= Your objective =
Copy each line that contains the word "matplotlib".

= Data provided =
▬▬▬

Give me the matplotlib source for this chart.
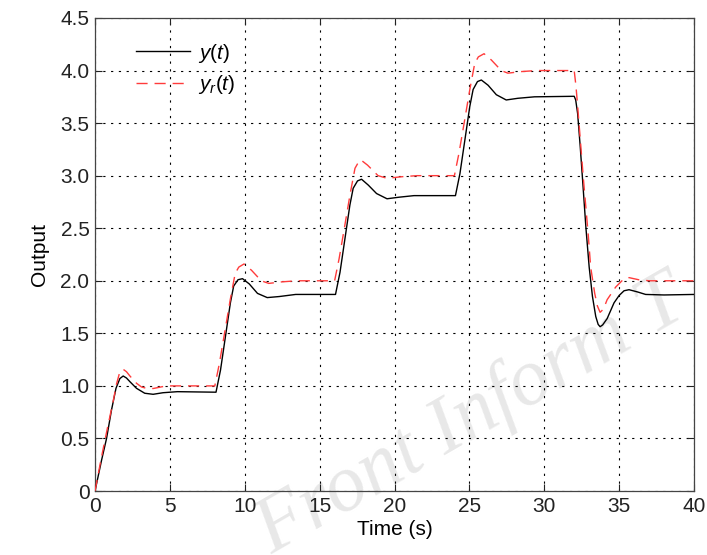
import matplotlib
matplotlib.use("Agg")
import matplotlib.pyplot as plt

# y(t)
t_y = [0, 0.44, 0.77, 1.1, 1.4, 1.66, 1.88, 2.1, 2.33, 2.77, 3.32, 3.88, 4.54, 5.5, 8.08,
       8.38, 8.71, 9.04, 9.26, 9.55, 9.85, 10.3, 10.85, 11.5, 12.3, 13.4, 16.06,
       16.36, 16.69, 17.02, 17.24, 17.53, 17.8, 18.25, 18.8, 19.5, 20.3, 21.3, 24.07,
       24.37, 24.7, 25.03, 25.25, 25.54, 25.8, 26.25, 26.8, 27.46, 28.24, 29.35, 32.0,
       32.1, 32.23, 32.4, 32.56, 32.78, 33.0, 33.22, 33.44, 33.6, 33.73, 33.9, 34.2, 34.66,
       35.0, 35.33, 35.66, 36.2, 36.77, 38.0, 40]
y_out = [0, 0.295, 0.5, 0.77, 0.977, 1.07, 1.094, 1.075, 1.04, 0.977, 0.93, 0.92, 0.935, 0.945, 0.94,
         1.15, 1.47, 1.79, 1.95, 2.01, 2.02, 1.97, 1.88, 1.84, 1.85, 1.87, 1.87,
         2.08, 2.4, 2.72, 2.88, 2.95, 2.966, 2.91, 2.83, 2.78, 2.795, 2.81, 2.81,
         3.02, 3.34, 3.66, 3.82, 3.895, 3.91, 3.86, 3.77, 3.72, 3.736, 3.75, 3.755,
         3.72, 3.59, 3.28, 2.96, 2.51, 2.13, 1.85, 1.66, 1.585, 1.563, 1.58, 1.64, 1.79,
         1.86, 1.905, 1.915, 1.895, 1.87, 1.865, 1.87]

# y_r(t)
t_r = [0, 0.4, 0.8, 1.22, 1.44, 1.66, 1.88, 2.1, 2.33, 2.77, 3.1, 3.43, 3.88, 4.76, 8.0,
       8.3, 8.65, 9.03, 9.36, 9.6, 9.95, 10.45, 11.1, 11.6, 12.5, 13.5, 16.0,
       16.3, 16.65, 17.03, 17.36, 17.6, 17.75, 18.2, 18.9, 19.5, 20.5, 21.5, 24.0,
       24.3, 24.65, 25.03, 25.36, 25.6, 25.98, 26.47, 27.13, 27.57, 28.46, 29.5, 32.0,
       32.12, 32.27, 32.62, 32.93, 33.1, 33.37, 33.55, 33.73, 33.95, 34.2, 34.77, 35.33,
       35.66, 36.3, 37.0, 40]
y_ref = [0, 0.3, 0.58, 0.86, 1.02, 1.135, 1.158, 1.135, 1.094, 1.025, 0.99, 0.977, 0.975, 1.0, 1.0,
         1.21, 1.5, 1.82, 2.07, 2.13, 2.16, 2.1, 2.0, 1.975, 1.99, 2.0, 2.0,
         2.21, 2.5, 2.82, 3.07, 3.13, 3.15, 3.1, 3.0, 2.975, 2.99, 3.0, 3.0,
         3.21, 3.5, 3.82, 4.07, 4.13, 4.16, 4.1, 4.0, 3.975, 3.99, 4.0, 4.0,
         3.85, 3.59, 2.96, 2.45, 2.13, 1.88, 1.76, 1.70, 1.73, 1.82, 1.94, 2.02,
         2.03, 2.01, 2.0, 2.0]

x_ticks = [0, 5, 10, 15, 20, 25, 30, 35, 40]
y_ticks = [0, 0.5, 1.0, 1.5, 2.0, 2.5, 3.0, 3.5, 4.0, 4.5]
y_tick_labels = ["0", "0.5", "1.0", "1.5", "2.0", "2.5", "3.0", "3.5", "4.0", "4.5"]

plt.rcParams['font.family'] = ['Liberation Sans', 'DejaVu Sans']
plt.rcParams['mathtext.fontset'] = 'custom'
plt.rcParams['mathtext.it'] = 'Liberation Sans:italic'
plt.rcParams['mathtext.rm'] = 'Liberation Sans'

fig = plt.figure(figsize=(7.07, 5.55), dpi=100)
ax = fig.add_axes([0.1344, 0.1153, 0.8472, 0.8523])
ax.set_zorder(2)
ax.patch.set_alpha(0)

# faint watermark, kept behind the axes
fig.text(0.385, 0.0, 'Front Inform T', fontsize=58, family='Liberation Serif',
         style='italic', color='#e8e8e8', rotation=30, rotation_mode='anchor',
         ha='left', va='baseline', zorder=0)

ax.plot(t_y, y_out, color='black', lw=1.0, label=r'$y(t)$', zorder=3)
ax.plot(t_r, y_ref, color='#ff3b3b', lw=1.0, dashes=(8, 5), label=r'$y_r(t)$', zorder=3)

ax.set_xlim(0, 40)
ax.set_ylim(0, 4.5)
ax.set_xticks(x_ticks)
ax.set_yticks(y_ticks)
ax.set_yticklabels(y_tick_labels)
ax.tick_params(direction='in', length=5, labelsize=15, colors='#222222', top=True, right=True, pad=4)
ax.tick_params(labeltop=False, labelright=False)
for s in ax.spines.values():
    s.set_color('#444444')
    s.set_linewidth(0.9)
ax.grid(True, color='black', linestyle=(0, (2, 5)), linewidth=0.8)

ax.set_xlabel('Time (s)', fontsize=15, labelpad=3)
ax.set_ylabel('Output', fontsize=15, labelpad=8)

ax.legend(loc='upper left', bbox_to_anchor=(0.068, 0.95), frameon=False, fontsize=15,
          borderpad=0, borderaxespad=0, handlelength=2.6, handletextpad=0.4,
          labelspacing=0.4)

fig.savefig('out.png', dpi=100)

▬▬▬

= Correct result =
Give me the matplotlib source for this chart.
import matplotlib
matplotlib.use("Agg")
import matplotlib.pyplot as plt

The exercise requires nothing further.